A federal three-judge panel here is considering delaying the Texas primary election for the second time in two months, posing a number of logistical and political challenges for Republican and Democratic leaders and candidates as a redistricting dispute between the state and several minority groups remains for the most part at a stalemate. The primary had been scheduled for April 3, but at the end of a two-day hearing on Wednesday, Judge Jerry E. Smith of the United States Court of Appeals for the Fifth Circuit said that a primary in April was “extremely unlikely” and that the new date would probably be May 29. But the judges stopped short of selecting a new date, asking lawyers with the state Democratic and Republican Parties to outline new candidate filing periods and other deadlines using May 29 as a tentative date.
Democrats and the minority groups had urged a later primary, while Republicans had argued for an earlier one, in part because a late May or June primary delays Texas from having a significant voice in the Republican presidential race.

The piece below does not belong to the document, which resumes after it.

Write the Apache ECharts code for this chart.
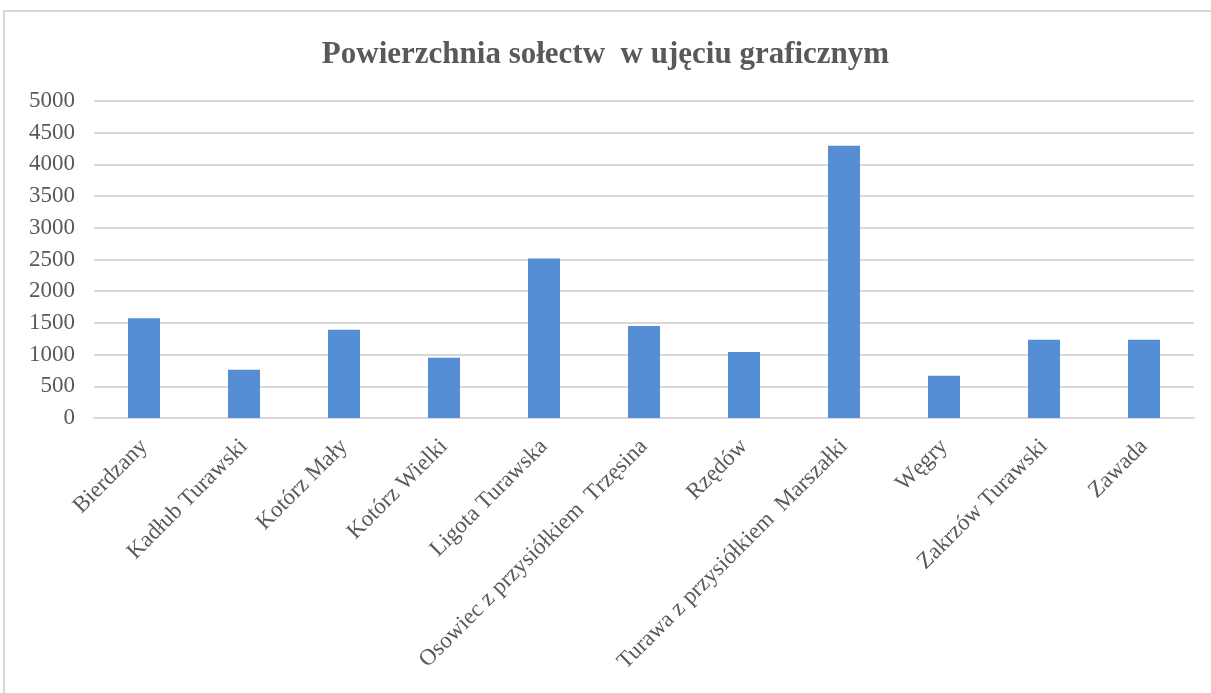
<!DOCTYPE html>
<html>
<head>
<meta charset="utf-8">
<script src="https://cdn.jsdelivr.net/npm/echarts@6/dist/echarts.min.js"></script>
<style>
  html, body { margin: 0; padding: 0; background: #fff; }
  #chart { width: 1211px; height: 693px; }
</style>
</head>
<body>
<div id="chart"></div>
<script>
// dane wykresu
const categories = [
  'Bierdzany', 'Kadłub Turawski', 'Kotórz Mały', 'Kotórz Wielki', 'Ligota Turawska',
  'Osowiec z przysiółkiem  Trzęsina', 'Rzędów', 'Turawa z przysiółkiem  Marszałki',
  'Węgry', 'Zakrzów Turawski', 'Zawada'
];
const areaValues = [1575, 760, 1390, 950, 2515, 1450, 1040, 4295, 665, 1235, 1235];
const yTicks = [0, 500, 1000, 1500, 2000, 2500, 3000, 3500, 4000, 4500, 5000];

const chart = echarts.init(document.getElementById('chart'));
const textColor = '#595959';
const font = 'Liberation Serif';

let option = {
  animation: false,
  title: {
    text: 'Powierzchnia sołectw  w ujęciu graficznym',
    left: 'center',
    top: 34,
    textStyle: {
      fontFamily: font,
      fontSize: 31,
      fontWeight: 'bold',
      color: textColor
    }
  },
  graphic: [{
    // ramka wykresu
    type: 'rect',
    shape: {x: 4, y: 11, width: 1240, height: 720},
    style: {fill: 'none', stroke: '#d9d9d9', lineWidth: 2},
    silent: true
  }],
  grid: {
    left: 94,
    right: 17,
    top: 101,
    bottom: 275,
    containLabel: false
  },
  xAxis: {
    type: 'category',
    data: categories,
    axisTick: {show: false},
    axisLine: {lineStyle: {color: '#d9d9d9', width: 2}},
    axisLabel: {
      interval: 0,
      rotate: 45,
      margin: 25,
      fontFamily: font,
      fontSize: 23,
      color: textColor
    }
  },
  yAxis: {
    type: 'value',
    min: yTicks[0],
    max: yTicks[yTicks.length - 1],
    interval: 500,
    axisLine: {show: false},
    axisTick: {show: false},
    axisLabel: {
      margin: 19,
      fontFamily: font,
      fontSize: 23,
      color: textColor,
      formatter: function (v) {
        return String(v);
      }
    },
    splitLine: {lineStyle: {color: '#d9d9d9', width: 2}}
  },
  series: [{
    type: 'bar',
    data: areaValues,
    barWidth: 32,
    itemStyle: {color: '#558ed5'}
  }]
};

chart.setOption(option);
</script>
</body>
</html>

The primary had been scheduled for Super Tuesday, on March 6, but in December the federal panel pushed back the date to April 3. If the new date becomes May 29, Texas will hold one of the last primaries in the country; all but six states will have voted in the Republican race by then.
State party officials for the Democrats and the Republicans said that if a primary was held on May 29, their state conventions, both set for early June, would proceed, although Republican leaders said they would have to change how they picked delegates and would need a court order allowing them to do that.